PROBLEM TO WORK ON: Look through the records that follow. Copy every line containing the word "with".
────────
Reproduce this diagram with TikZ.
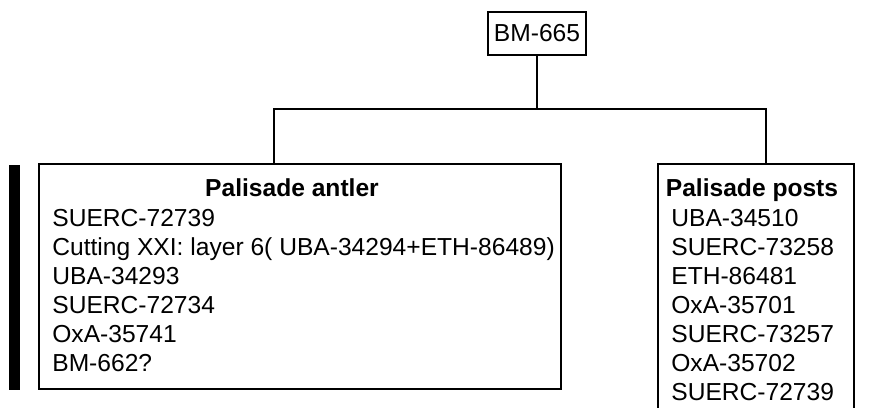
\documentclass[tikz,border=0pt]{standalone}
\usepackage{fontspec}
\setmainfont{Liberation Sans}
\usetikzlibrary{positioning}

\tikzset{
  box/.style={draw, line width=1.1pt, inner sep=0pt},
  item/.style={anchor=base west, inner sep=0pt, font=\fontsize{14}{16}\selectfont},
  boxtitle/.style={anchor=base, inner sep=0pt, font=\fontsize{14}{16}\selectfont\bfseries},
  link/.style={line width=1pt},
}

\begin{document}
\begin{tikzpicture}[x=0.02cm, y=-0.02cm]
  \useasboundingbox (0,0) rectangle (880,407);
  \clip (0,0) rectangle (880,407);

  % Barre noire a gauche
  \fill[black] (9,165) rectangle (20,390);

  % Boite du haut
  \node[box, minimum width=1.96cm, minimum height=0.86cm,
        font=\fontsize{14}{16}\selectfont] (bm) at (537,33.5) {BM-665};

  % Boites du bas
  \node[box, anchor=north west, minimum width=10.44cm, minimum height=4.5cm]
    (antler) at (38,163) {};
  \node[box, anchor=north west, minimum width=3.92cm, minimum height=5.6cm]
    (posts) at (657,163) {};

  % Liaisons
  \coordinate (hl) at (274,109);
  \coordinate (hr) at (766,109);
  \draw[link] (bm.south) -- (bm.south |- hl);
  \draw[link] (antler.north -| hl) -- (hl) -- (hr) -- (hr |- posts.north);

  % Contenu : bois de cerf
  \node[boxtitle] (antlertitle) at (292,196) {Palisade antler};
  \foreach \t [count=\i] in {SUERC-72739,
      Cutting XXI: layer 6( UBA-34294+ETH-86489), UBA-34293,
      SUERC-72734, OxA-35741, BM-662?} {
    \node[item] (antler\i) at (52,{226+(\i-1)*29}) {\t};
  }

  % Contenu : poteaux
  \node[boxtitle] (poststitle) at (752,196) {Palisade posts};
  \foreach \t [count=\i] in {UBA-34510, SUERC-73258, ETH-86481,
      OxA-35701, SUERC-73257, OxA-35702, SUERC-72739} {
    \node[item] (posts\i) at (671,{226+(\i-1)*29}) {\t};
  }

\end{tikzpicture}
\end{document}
────────
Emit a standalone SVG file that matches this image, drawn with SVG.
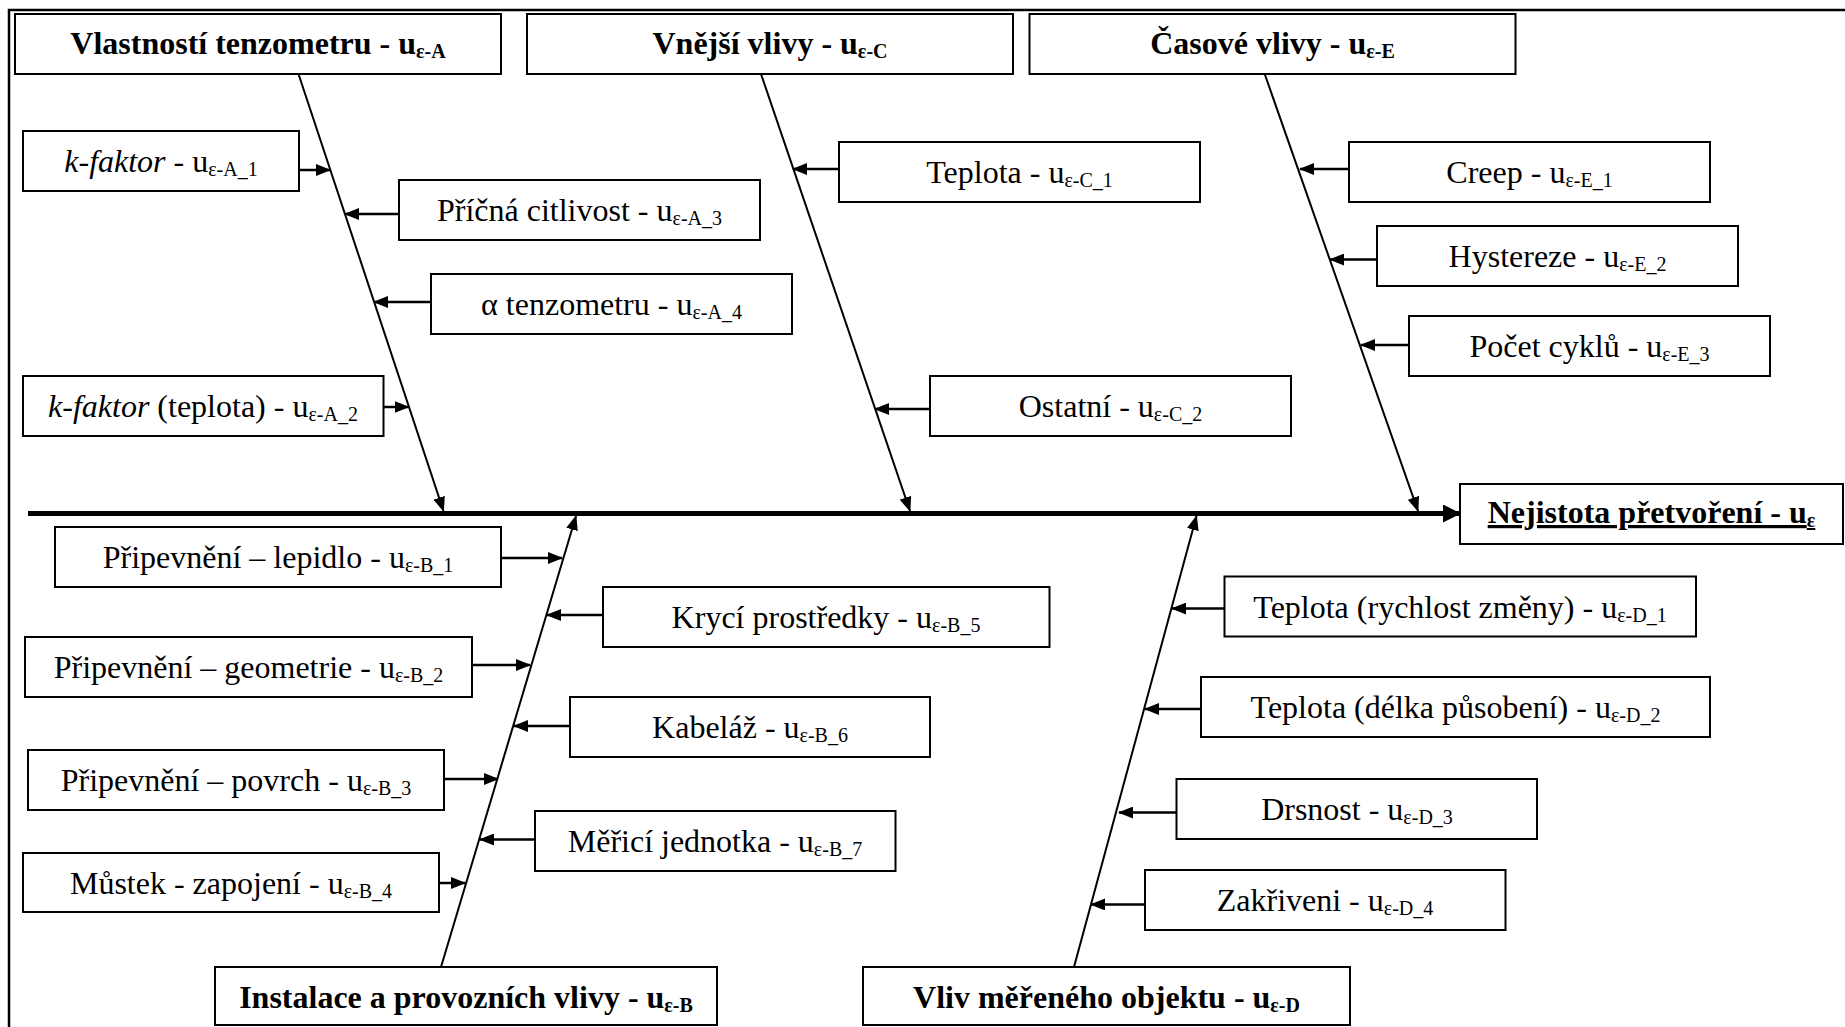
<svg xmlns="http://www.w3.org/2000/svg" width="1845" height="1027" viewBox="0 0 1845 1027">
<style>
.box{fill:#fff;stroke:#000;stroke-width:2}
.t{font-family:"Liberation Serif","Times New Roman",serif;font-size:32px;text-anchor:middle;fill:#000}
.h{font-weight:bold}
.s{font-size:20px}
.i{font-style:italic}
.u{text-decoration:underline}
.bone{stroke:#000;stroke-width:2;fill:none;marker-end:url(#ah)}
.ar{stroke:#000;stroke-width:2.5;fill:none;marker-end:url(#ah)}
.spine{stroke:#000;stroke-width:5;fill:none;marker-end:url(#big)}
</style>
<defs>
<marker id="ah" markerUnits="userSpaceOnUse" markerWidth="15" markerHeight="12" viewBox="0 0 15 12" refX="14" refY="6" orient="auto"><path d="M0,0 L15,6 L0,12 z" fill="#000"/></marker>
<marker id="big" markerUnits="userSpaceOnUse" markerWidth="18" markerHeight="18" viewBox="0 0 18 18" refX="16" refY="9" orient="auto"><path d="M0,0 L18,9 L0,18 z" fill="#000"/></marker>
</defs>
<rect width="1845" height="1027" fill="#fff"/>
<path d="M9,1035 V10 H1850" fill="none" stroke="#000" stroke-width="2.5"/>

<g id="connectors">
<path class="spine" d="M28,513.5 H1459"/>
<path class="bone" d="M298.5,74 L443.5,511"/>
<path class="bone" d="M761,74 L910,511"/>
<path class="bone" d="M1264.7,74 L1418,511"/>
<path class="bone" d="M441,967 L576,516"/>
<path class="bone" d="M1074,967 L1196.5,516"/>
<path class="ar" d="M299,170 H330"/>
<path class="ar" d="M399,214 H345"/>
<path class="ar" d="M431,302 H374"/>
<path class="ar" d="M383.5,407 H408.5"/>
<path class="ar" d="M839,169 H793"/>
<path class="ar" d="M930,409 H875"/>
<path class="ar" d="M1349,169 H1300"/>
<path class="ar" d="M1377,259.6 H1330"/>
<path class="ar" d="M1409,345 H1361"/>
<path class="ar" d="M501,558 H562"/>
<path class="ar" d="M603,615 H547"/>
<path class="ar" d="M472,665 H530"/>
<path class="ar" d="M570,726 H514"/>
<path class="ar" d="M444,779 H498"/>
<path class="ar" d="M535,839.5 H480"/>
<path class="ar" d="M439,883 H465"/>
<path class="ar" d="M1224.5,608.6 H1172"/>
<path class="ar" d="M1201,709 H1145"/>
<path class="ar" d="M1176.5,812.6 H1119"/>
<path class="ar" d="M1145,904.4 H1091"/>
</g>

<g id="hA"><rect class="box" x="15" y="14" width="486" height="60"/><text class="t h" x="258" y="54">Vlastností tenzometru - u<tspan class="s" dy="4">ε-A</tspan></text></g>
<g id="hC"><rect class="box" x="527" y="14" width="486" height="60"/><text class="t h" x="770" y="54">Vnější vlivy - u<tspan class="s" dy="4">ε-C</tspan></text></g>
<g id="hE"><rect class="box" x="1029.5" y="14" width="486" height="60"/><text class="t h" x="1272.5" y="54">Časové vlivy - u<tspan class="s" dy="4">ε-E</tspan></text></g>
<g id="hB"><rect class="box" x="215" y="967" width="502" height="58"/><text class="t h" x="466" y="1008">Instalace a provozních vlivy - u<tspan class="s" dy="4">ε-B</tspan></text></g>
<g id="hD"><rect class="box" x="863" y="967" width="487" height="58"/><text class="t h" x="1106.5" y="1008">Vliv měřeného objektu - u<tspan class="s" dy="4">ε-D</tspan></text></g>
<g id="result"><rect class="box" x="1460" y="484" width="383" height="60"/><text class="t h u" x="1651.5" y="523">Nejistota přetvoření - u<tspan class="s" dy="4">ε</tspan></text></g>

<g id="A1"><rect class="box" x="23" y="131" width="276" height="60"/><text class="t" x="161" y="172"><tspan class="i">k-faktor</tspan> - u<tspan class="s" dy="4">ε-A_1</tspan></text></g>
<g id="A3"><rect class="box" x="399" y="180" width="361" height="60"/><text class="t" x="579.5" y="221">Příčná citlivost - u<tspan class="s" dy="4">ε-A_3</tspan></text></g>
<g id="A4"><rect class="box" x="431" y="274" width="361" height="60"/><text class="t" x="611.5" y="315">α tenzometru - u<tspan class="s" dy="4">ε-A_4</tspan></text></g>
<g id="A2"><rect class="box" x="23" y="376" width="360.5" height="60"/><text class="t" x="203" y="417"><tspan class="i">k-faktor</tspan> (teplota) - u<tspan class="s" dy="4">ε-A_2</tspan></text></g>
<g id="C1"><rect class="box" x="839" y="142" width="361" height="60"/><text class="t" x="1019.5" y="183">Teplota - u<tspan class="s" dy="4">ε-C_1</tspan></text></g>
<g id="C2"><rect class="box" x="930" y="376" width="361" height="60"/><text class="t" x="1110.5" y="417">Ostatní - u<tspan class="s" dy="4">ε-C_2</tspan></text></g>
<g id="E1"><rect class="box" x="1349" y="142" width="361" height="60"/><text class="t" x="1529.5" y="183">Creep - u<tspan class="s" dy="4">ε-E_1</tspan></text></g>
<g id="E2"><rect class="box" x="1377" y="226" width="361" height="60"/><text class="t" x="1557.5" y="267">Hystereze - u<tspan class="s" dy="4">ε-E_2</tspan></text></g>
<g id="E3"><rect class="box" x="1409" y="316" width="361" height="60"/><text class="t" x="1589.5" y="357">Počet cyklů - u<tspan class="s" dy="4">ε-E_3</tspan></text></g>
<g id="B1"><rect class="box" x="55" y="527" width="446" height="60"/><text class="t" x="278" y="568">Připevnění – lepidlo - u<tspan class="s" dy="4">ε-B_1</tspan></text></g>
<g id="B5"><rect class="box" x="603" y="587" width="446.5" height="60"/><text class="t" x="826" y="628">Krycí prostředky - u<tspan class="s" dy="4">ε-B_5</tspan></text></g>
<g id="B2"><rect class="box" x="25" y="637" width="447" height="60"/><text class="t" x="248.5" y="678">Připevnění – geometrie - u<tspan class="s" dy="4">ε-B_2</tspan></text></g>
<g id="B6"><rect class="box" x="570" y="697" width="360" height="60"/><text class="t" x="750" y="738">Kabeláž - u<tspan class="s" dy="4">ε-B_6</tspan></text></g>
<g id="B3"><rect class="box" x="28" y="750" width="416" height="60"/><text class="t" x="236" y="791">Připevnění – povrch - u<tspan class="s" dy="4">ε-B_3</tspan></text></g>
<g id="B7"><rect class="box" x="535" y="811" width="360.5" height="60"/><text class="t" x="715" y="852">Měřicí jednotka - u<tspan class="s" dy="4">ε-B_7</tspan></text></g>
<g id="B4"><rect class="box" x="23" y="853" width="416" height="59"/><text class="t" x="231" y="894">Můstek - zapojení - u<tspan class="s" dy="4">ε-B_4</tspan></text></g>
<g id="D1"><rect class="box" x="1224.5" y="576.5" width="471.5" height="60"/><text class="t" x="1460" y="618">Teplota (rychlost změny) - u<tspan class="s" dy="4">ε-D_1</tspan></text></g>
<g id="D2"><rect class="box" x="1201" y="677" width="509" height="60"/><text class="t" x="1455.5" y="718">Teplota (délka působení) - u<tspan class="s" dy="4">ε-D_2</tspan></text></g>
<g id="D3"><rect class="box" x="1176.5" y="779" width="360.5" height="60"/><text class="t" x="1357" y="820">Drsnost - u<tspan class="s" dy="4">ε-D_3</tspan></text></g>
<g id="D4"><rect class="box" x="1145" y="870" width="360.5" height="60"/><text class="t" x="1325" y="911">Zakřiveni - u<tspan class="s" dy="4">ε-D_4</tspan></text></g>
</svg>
────────
RESPONSE:
Reproduce this diagram with TikZ.
Emit a standalone SVG file that matches this image, drawn with SVG.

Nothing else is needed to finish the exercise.